25 West Watkins Mill Road, Suite A
Gaithersburg, MD 20878
Re: | Registration Statement on Form S-1 |
Ladies and Gentlemen:
This opinion is furnished to you in connection with the Registration Statement on Form S-1, as amended (Registration No. 333-265573) (the “Prior Registration Statement”), which was declared effective on June 15, 2022 and this Registration Statement on Form S-1 (the “Registration Statement”), filed pursuant to Rule 462(b) promulgated under the Securities Act of 1933, as amended (the “Securities Act”), by Arcellx, Inc. (the “Company”) with the Securities and Exchange Commission in connection with the registration under the Securities Act of up to 8,050,000 shares (including up to 1,050,000 shares issuable upon exercise of an option granted to the underwriters by the Company) of the Company’s common stock, $0.001 par value per share (the “Shares”), to be issued and sold by the Company. The Registration Statement incorporates by reference the Prior Registration Statement, including the prospectus which forms part of the Prior Registration Statement.

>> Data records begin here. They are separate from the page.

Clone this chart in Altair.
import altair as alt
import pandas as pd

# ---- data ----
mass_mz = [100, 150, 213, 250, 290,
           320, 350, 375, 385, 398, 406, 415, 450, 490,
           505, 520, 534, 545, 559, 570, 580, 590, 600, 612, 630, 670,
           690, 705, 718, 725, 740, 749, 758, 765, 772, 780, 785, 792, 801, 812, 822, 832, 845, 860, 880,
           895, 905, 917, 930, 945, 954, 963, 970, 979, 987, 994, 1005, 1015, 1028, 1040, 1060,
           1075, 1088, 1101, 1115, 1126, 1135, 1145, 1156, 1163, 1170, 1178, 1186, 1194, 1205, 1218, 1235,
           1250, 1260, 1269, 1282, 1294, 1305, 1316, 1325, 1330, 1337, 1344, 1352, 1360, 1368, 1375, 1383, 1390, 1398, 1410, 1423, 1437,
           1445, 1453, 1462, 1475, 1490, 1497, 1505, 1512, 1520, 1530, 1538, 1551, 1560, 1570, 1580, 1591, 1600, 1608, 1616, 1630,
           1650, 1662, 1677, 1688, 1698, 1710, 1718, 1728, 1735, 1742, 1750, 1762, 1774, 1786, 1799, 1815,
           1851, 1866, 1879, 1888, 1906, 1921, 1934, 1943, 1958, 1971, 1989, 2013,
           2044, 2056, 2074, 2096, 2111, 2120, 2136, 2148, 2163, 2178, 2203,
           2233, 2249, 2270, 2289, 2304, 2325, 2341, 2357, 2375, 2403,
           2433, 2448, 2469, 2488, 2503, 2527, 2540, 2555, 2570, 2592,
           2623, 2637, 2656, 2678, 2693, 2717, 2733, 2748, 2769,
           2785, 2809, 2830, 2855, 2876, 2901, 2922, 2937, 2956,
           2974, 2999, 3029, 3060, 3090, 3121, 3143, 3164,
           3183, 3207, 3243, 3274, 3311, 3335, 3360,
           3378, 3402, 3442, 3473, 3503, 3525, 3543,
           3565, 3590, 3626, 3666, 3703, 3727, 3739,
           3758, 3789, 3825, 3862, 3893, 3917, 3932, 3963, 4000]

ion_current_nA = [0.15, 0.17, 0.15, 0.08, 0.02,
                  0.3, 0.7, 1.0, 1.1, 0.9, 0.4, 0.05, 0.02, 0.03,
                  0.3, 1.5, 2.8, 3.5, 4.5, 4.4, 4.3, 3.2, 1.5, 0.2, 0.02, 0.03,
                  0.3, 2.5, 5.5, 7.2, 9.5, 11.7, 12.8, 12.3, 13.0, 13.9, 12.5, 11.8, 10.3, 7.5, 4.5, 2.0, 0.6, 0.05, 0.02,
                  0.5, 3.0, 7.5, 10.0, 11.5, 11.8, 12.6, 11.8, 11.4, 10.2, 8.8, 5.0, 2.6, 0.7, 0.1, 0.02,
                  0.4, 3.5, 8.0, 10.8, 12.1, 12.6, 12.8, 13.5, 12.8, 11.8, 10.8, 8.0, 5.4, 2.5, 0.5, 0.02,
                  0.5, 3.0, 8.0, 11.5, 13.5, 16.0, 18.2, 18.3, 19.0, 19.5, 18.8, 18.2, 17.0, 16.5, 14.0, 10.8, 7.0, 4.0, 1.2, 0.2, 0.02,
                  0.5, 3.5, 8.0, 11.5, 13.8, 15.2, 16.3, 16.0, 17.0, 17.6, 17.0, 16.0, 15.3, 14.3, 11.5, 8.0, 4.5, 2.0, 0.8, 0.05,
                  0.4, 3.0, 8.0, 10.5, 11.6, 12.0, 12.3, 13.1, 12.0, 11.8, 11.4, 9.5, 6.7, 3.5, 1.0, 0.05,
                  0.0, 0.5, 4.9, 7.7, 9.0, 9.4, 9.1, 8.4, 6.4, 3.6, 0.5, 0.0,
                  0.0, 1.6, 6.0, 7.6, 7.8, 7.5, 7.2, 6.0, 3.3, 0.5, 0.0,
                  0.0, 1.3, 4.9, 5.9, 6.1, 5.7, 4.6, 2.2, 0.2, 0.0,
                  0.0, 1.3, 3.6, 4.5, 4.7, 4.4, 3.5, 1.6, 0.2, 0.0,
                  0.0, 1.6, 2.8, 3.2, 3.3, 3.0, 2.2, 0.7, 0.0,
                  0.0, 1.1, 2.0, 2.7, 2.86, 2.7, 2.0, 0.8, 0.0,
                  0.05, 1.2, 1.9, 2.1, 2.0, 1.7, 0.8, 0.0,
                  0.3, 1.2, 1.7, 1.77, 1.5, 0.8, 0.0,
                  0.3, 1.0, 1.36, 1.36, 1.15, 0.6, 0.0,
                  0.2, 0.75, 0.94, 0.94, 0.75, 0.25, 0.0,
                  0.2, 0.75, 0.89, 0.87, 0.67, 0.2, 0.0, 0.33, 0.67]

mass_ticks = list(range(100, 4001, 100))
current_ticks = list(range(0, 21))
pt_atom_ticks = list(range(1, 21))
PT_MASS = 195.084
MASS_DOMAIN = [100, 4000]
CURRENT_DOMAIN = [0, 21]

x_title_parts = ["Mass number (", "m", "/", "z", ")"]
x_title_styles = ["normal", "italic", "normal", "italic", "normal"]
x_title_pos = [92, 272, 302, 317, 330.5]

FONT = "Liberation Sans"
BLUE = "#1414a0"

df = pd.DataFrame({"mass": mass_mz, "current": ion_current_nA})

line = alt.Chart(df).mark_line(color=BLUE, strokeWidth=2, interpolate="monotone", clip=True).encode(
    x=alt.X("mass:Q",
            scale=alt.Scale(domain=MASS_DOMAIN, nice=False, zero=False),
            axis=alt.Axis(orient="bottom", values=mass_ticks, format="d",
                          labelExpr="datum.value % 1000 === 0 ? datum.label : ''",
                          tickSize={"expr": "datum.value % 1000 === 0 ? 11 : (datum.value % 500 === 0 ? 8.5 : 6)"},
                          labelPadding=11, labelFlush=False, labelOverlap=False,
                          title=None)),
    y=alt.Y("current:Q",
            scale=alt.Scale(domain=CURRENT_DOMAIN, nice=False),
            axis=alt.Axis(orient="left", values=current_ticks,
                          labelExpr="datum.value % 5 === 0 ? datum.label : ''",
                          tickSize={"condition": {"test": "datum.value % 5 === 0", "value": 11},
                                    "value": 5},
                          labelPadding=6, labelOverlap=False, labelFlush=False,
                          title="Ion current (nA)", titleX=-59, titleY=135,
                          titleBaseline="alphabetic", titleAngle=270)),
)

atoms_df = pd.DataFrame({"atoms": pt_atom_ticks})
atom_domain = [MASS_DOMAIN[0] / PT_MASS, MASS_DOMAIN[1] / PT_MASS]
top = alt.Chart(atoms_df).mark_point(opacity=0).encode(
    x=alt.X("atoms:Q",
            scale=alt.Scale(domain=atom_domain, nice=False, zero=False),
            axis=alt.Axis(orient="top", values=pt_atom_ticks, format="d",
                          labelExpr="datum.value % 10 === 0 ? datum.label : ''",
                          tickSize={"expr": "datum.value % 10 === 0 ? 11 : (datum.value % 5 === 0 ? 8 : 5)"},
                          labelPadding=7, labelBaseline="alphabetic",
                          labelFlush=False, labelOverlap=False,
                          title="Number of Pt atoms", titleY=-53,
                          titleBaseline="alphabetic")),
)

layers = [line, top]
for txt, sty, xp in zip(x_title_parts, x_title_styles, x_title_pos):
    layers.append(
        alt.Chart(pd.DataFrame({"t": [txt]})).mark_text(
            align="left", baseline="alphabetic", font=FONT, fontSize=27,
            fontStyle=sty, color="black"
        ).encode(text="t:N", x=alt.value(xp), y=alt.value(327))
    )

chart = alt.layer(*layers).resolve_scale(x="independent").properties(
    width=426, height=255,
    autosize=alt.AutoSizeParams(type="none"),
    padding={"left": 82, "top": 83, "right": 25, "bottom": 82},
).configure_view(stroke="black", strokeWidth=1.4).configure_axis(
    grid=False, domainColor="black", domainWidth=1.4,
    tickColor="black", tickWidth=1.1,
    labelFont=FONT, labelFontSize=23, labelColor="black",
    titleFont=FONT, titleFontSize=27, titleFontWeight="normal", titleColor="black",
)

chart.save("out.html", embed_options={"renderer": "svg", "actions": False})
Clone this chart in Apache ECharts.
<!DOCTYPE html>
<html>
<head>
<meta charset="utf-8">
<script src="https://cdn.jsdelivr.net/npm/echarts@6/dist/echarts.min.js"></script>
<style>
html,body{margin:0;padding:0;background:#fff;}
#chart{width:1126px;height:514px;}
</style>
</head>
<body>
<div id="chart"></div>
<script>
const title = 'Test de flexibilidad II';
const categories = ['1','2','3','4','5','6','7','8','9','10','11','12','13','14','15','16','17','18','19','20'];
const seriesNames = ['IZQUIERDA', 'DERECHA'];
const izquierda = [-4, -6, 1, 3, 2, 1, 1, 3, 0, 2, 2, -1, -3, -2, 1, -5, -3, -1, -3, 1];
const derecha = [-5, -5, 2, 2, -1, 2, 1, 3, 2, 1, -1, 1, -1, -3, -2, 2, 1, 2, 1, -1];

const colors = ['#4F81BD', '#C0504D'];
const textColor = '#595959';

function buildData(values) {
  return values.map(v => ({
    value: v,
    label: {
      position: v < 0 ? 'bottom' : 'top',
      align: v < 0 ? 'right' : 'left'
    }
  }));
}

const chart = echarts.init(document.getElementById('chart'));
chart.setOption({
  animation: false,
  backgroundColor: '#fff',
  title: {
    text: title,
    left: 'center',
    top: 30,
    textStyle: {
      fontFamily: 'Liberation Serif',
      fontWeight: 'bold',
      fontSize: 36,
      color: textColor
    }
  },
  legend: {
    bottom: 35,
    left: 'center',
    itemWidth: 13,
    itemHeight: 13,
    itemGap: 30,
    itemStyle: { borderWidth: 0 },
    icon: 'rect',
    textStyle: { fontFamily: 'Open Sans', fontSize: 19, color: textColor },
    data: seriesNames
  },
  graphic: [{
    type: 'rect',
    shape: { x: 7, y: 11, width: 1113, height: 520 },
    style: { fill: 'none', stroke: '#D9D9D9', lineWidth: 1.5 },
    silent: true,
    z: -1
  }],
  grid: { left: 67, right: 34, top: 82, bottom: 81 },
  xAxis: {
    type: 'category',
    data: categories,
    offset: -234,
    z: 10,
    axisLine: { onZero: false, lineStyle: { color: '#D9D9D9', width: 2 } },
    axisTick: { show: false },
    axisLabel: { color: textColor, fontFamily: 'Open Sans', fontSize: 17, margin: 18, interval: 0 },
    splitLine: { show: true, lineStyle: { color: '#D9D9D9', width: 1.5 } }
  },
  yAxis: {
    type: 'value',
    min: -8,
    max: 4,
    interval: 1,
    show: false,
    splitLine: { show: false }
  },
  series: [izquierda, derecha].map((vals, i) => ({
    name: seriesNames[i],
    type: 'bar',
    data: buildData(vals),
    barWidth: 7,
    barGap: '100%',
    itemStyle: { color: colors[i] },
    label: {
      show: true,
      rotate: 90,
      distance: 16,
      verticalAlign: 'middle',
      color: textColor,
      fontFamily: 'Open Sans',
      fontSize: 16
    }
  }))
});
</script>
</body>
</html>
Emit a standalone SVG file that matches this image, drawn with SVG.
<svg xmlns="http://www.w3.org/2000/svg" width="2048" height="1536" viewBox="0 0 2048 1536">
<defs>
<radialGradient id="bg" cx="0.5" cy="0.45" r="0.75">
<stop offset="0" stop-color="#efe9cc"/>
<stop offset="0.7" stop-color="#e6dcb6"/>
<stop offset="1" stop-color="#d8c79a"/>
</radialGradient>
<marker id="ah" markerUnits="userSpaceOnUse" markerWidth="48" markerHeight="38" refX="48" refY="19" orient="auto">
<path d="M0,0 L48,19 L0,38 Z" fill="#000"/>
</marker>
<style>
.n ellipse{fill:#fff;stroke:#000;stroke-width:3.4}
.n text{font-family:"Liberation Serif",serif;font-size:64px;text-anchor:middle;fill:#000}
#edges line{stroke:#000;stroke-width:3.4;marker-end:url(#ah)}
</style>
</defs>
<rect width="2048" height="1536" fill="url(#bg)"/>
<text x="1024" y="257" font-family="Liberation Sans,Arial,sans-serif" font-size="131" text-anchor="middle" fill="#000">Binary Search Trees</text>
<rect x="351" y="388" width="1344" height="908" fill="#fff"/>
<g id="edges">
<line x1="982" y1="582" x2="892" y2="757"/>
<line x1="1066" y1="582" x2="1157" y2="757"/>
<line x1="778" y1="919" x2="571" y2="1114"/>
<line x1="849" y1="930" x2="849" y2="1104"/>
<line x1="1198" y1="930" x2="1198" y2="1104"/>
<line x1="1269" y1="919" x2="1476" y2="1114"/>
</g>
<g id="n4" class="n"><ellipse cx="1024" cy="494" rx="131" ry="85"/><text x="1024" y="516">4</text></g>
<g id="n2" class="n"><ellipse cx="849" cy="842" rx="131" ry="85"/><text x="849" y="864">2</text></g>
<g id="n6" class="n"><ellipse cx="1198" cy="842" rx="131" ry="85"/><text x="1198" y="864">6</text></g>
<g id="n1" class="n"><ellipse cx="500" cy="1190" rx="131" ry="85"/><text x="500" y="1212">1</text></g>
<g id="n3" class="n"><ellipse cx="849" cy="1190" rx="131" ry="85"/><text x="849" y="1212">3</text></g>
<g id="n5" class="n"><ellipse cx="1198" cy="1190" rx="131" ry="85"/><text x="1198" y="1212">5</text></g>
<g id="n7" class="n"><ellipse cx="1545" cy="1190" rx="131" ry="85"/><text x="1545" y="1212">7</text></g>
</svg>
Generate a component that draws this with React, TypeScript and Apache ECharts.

We understand that the Shares are to be sold to the underwriters for resale to the public as described in the Registration Statement and the Prior Registration Statement and pursuant to an underwriting agreement, substantially in the form filed as an exhibit to the Prior Registration Statement, to be entered into by and among the Company and the underwriters (the “Underwriting Agreement”).
We are acting as counsel for the Company in connection with the sale of the Shares by the Company. In such capacity, we have examined originals or copies, certified or otherwise identified to our satisfaction, of such documents, corporate records, certificates of public officials and other instruments as we have deemed necessary for the purposes of rendering this opinion. In our examination, we have assumed the genuineness of all signatures, the authenticity of all documents submitted to us as originals, the conformity with the originals of all documents submitted to us as copies, the authenticity of the originals of such documents and the legal competence of all signatories to such documents.
We express no opinion herein as to the laws of any state or jurisdiction other than the General Corporation Law of the State of Delaware (including the statutory provisions and all applicable judicial decisions interpreting those laws) and the federal laws of the United States of America.
On the basis of the foregoing, we are of the opinion that the Shares to be issued and sold by the Company have been duly authorized and, when such Shares are issued and paid for in accordance with the terms of the Underwriting Agreement, will be validly issued, fully paid and nonassessable.
We consent to the use of this opinion as an exhibit to the Registration Statement, and we consent to the reference of our name under the caption “Legal Matters” in the prospectus forming part of the Prior Registration Statement.